In town Tennyson met his
friends at The Cock, which he rendered classic; among them were
Thackeray, Forster, Maclise, and Dickens. The times were stirring:
social agitation, and "Carol philosophy" in Dickens, with growls from
Carlyle, marked the period. There was also a kind of optimism in the
air, a prophetic optimism, not yet fulfilled.
"Fly, happy happy sails, and bear the Press!"
That mission no longer strikes us as exquisitely felicitous. "The
mission of the Cross," and of the missionaries, means international
complications; and "the markets of the Golden Year" are precisely the
most fruitful causes of wars and rumours of wars:-
"Sea and air are dark
With great contrivances of Power."
Tennyson's was not an unmitigated optimism, and had no special
confidence in
"The herd, wild hearts and feeble wings
That every sophister can lime."
His political poetry, in fact, was very unlike the socialist chants
of Mr William Morris, or Songs before Sunrise. He had nothing to say
about
"The blood on the hands of the King,
And the lie on the lips of the Priest."
The hands of Presidents have not always been unstained; nor are
statements of a mythical nature confined to the lips of the clergy.

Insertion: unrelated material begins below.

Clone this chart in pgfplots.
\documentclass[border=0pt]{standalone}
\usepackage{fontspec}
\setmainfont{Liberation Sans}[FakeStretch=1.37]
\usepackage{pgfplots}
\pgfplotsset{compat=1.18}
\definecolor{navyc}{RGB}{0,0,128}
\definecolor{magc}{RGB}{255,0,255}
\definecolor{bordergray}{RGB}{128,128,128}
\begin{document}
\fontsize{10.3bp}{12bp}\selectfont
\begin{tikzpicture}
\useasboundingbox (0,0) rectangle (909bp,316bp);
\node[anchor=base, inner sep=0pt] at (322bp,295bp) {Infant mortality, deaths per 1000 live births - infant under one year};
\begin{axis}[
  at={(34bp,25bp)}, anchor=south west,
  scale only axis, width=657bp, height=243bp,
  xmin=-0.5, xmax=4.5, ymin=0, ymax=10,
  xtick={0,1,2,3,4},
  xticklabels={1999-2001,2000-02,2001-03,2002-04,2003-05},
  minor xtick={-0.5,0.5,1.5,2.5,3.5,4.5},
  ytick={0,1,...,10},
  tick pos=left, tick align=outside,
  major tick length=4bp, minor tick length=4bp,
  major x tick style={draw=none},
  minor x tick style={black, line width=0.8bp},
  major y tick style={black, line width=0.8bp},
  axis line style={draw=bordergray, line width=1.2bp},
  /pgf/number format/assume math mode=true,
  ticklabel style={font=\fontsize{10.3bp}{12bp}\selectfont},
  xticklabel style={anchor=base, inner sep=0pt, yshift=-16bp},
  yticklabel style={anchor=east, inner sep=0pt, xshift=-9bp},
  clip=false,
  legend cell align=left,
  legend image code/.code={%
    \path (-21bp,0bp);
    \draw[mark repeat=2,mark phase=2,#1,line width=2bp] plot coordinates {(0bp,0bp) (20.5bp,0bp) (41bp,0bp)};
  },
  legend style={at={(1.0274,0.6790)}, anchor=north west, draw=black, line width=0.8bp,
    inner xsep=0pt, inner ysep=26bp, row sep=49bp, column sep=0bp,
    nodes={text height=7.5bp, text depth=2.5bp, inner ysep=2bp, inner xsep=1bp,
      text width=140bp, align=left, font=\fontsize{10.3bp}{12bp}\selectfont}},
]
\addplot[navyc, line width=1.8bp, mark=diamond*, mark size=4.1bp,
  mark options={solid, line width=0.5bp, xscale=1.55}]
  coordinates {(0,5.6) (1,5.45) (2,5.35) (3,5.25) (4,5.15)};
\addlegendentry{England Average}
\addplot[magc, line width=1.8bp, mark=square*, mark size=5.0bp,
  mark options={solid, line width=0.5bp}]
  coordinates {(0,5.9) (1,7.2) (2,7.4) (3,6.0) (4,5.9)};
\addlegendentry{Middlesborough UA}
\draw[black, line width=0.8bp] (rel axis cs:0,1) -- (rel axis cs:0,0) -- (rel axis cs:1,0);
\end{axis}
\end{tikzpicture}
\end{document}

The poet was anxious that freedom should "broaden down," but
"slowly," not with indelicate haste. Persons who are more in a hurry
will never care for the political poems, and it is certain that
Tennyson did not feel sympathetically inclined towards the Iberian
patriot who said that his darling desire was "to cut the throats of
all the cures," like some Covenanters of old.